- Goal: The lines from the top of the material below through the line containing "const weekTicks = [0, -0.05, -0.10, -0.15];" are to be printed exactly, with pictures omitted.

- Source excerpt:
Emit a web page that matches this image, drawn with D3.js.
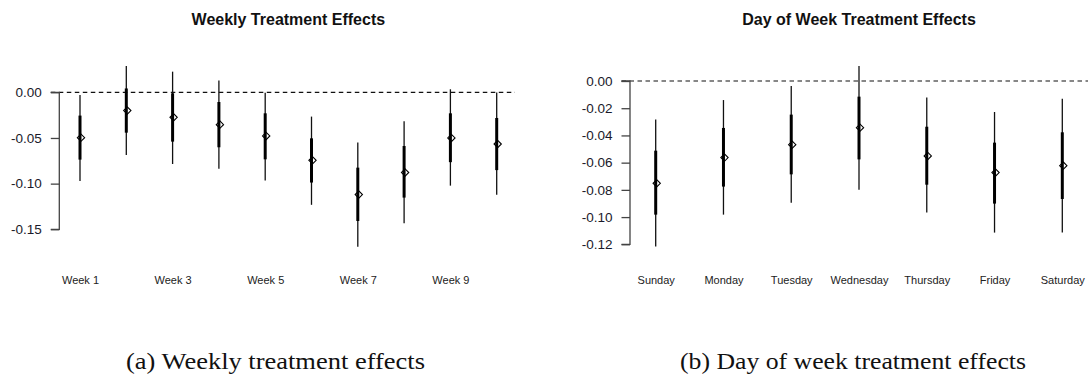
<!DOCTYPE html>
<html><head><meta charset="utf-8">
<script src="https://cdn.jsdelivr.net/npm/d3@7"></script>
<style>
html,body{margin:0;padding:0;background:#fff;}
svg{display:block;}
</style></head>
<body>
<svg id="chart" width="1088" height="375"></svg>
<script>
// ---- Data ----
const weekCategories = ["Week 1","Week 2","Week 3","Week 4","Week 5","Week 6","Week 7","Week 8","Week 9","Week 10"];
const weekShownLabels = ["Week 1","Week 3","Week 5","Week 7","Week 9"];
const weekEstimate = [-0.0497,-0.0200,-0.0274,-0.0354,-0.0478,-0.0745,-0.1120,-0.0878,-0.0500,-0.0566];
const weekInnerLow = [-0.0737,-0.0442,-0.0540,-0.0602,-0.0734,-0.0988,-0.1409,-0.1153,-0.0765,-0.0852];
const weekInnerHigh = [-0.0255,0.0042,-0.0011,-0.0106,-0.0230,-0.0504,-0.0825,-0.0588,-0.0230,-0.0281];
const weekOuterLow = [-0.0971,-0.0686,-0.0785,-0.0836,-0.0967,-0.1232,-0.1690,-0.1434,-0.1022,-0.1122];
const weekOuterHigh = [-0.0029,0.0288,0.0226,0.0128,-0.0005,-0.0266,-0.0551,-0.0318,0.0033,-0.0002];
const weekTicks = [0, -0.05, -0.10, -0.15];

const dayCategories = ["Sunday","Monday","Tuesday","Wednesday","Thursday","Friday","Saturday"];
const dayEstimate = [-0.0752,-0.0563,-0.0468,-0.0343,-0.0551,-0.0673,-0.0622];
const dayInnerLow = [-0.0982,-0.0776,-0.0686,-0.0576,-0.0762,-0.0901,-0.0867];
const dayInnerHigh = [-0.0512,-0.0345,-0.0247,-0.0115,-0.0336,-0.0453,-0.0377];
const dayOuterLow = [-0.1217,-0.0982,-0.0894,-0.0800,-0.0967,-0.1114,-0.1114];
const dayOuterHigh = [-0.0282,-0.0140,-0.0037,0.0110,-0.0122,-0.0228,-0.0130];
const dayTicks = [0, -0.02, -0.04, -0.06, -0.08, -0.10, -0.12];

const captions = ["(a) Weekly treatment effects", "(b) Day of week treatment effects"];

const SANS = "'Liberation Sans',Arial,sans-serif";
const SERIF = "'Liberation Serif','Times New Roman',serif";
const svg = d3.select("#chart");

function panel(cfg){
  const g = svg.append("g");
  const x = d3.scalePoint().domain(cfg.cats).range(cfg.xRange);
  const y = d3.scaleLinear().domain([0, cfg.ticks[cfg.ticks.length-1]]).range(cfg.yRange);

  // title
  g.append("text").attr("x", (cfg.xRange[0]+cfg.xRange[1])/2).attr("y", 25)
    .attr("text-anchor","middle").style("font-weight","bold").style("font-size","16px")
    .style("font-family", SANS).attr("fill","#111").text(cfg.title);

  // dashed zero line
  g.append("line").attr("x1", cfg.dashX[0]).attr("x2", cfg.dashX[1])
    .attr("y1", y(0)).attr("y2", y(0))
    .attr("stroke","#111").attr("stroke-width",1.2).attr("stroke-dasharray","4.5,3.5");

  // y axis
  const yAxis = d3.axisLeft(y).tickValues(cfg.ticks).tickFormat(d3.format(".2f")).tickSize(8.5).tickPadding(9);
  const ax = g.append("g").attr("transform",`translate(${cfg.axisX},0)`).call(yAxis);
  ax.select(".domain").attr("stroke","#444").attr("stroke-width",1.3).attr("d", `M-8.5,${y(0)}H0V${y(cfg.ticks[cfg.ticks.length-1])}H-8.5`);
  ax.selectAll(".tick line").attr("stroke","#444").attr("stroke-width",1.3);
  ax.selectAll(".tick text").style("font-size","13.5px").attr("fill","#1a1a2a")
    .style("font-family", SANS).text(d => d3.format(".2f")(d).replace("−","-"));

  // x labels
  const xAxis = d3.axisBottom(x).tickValues(cfg.shown).tickSize(0).tickPadding(0);
  const xa = g.append("g").attr("transform",`translate(0,276)`).call(xAxis);
  xa.select(".domain").remove();
  xa.selectAll(".tick text").style("font-size","11px").attr("fill","#222").attr("dy","0.71em")
    .style("font-family", SANS);

  const idx = d3.range(cfg.cats.length);
  g.selectAll(".thin").data(idx).join("line")
    .attr("x1", i => x(cfg.cats[i])).attr("x2", i => x(cfg.cats[i]))
    .attr("y1", i => y(cfg.oh[i])).attr("y2", i => y(cfg.ol[i]))
    .attr("stroke","#111").attr("stroke-width",1.3);
  g.selectAll(".thick").data(idx).join("line")
    .attr("x1", i => x(cfg.cats[i])).attr("x2", i => x(cfg.cats[i]))
    .attr("y1", i => y(cfg.ih[i])).attr("y2", i => y(cfg.il[i]))
    .attr("stroke","#000").attr("stroke-width",3);
  const dsym = d3.symbol().type(d3.symbolDiamond2).size(34);
  g.selectAll(".pt").data(idx).join("path")
    .attr("d", dsym())
    .attr("transform", i => `translate(${x(cfg.cats[i])+1},${y(cfg.est[i])})`)
    .attr("fill","none").attr("stroke","#000").attr("stroke-width",1.1);
}

panel({cats: weekCategories, shown: weekShownLabels, est: weekEstimate, il: weekInnerLow, ih: weekInnerHigh,
  ol: weekOuterLow, oh: weekOuterHigh, ticks: weekTicks, title: "Weekly Treatment Effects",
  xRange: [80, 496.7], yRange: [92.3, 229.3], axisX: 59.3, dashX: [50.8, 515]});

panel({cats: dayCategories, shown: dayCategories, est: dayEstimate, il: dayInnerLow, ih: dayInnerHigh,
  ol: dayOuterLow, oh: dayOuterHigh, ticks: dayTicks, title: "Day of Week Treatment Effects",
  xRange: [655.7, 1062.3], yRange: [81, 244.3], axisX: 630, dashX: [621.5, 1088]});

// captions
const capX = [275.5, 853];
const capW = [299, 346];
svg.selectAll(".cap").data(captions).join("text")
  .attr("x", (d,i) => capX[i]).attr("y", 369)
  .attr("text-anchor","middle")
  .attr("textLength", (d,i) => capW[i]).attr("lengthAdjust","spacingAndGlyphs")
  .style("font-family", SERIF).style("font-size","23.5px").attr("fill","#111").text(d => d);
</script>
</body></html>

- Task solution:
Emit a web page that matches this image, drawn with D3.js.
<!DOCTYPE html>
<html><head><meta charset="utf-8">
<script src="https://cdn.jsdelivr.net/npm/d3@7"></script>
<style>
html,body{margin:0;padding:0;background:#fff;}
svg{display:block;}
</style></head>
<body>
<svg id="chart" width="1088" height="375"></svg>
<script>
// ---- Data ----
const weekCategories = ["Week 1","Week 2","Week 3","Week 4","Week 5","Week 6","Week 7","Week 8","Week 9","Week 10"];
const weekShownLabels = ["Week 1","Week 3","Week 5","Week 7","Week 9"];
const weekEstimate = [-0.0497,-0.0200,-0.0274,-0.0354,-0.0478,-0.0745,-0.1120,-0.0878,-0.0500,-0.0566];
const weekInnerLow = [-0.0737,-0.0442,-0.0540,-0.0602,-0.0734,-0.0988,-0.1409,-0.1153,-0.0765,-0.0852];
const weekInnerHigh = [-0.0255,0.0042,-0.0011,-0.0106,-0.0230,-0.0504,-0.0825,-0.0588,-0.0230,-0.0281];
const weekOuterLow = [-0.0971,-0.0686,-0.0785,-0.0836,-0.0967,-0.1232,-0.1690,-0.1434,-0.1022,-0.1122];
const weekOuterHigh = [-0.0029,0.0288,0.0226,0.0128,-0.0005,-0.0266,-0.0551,-0.0318,0.0033,-0.0002];
const weekTicks = [0, -0.05, -0.10, -0.15];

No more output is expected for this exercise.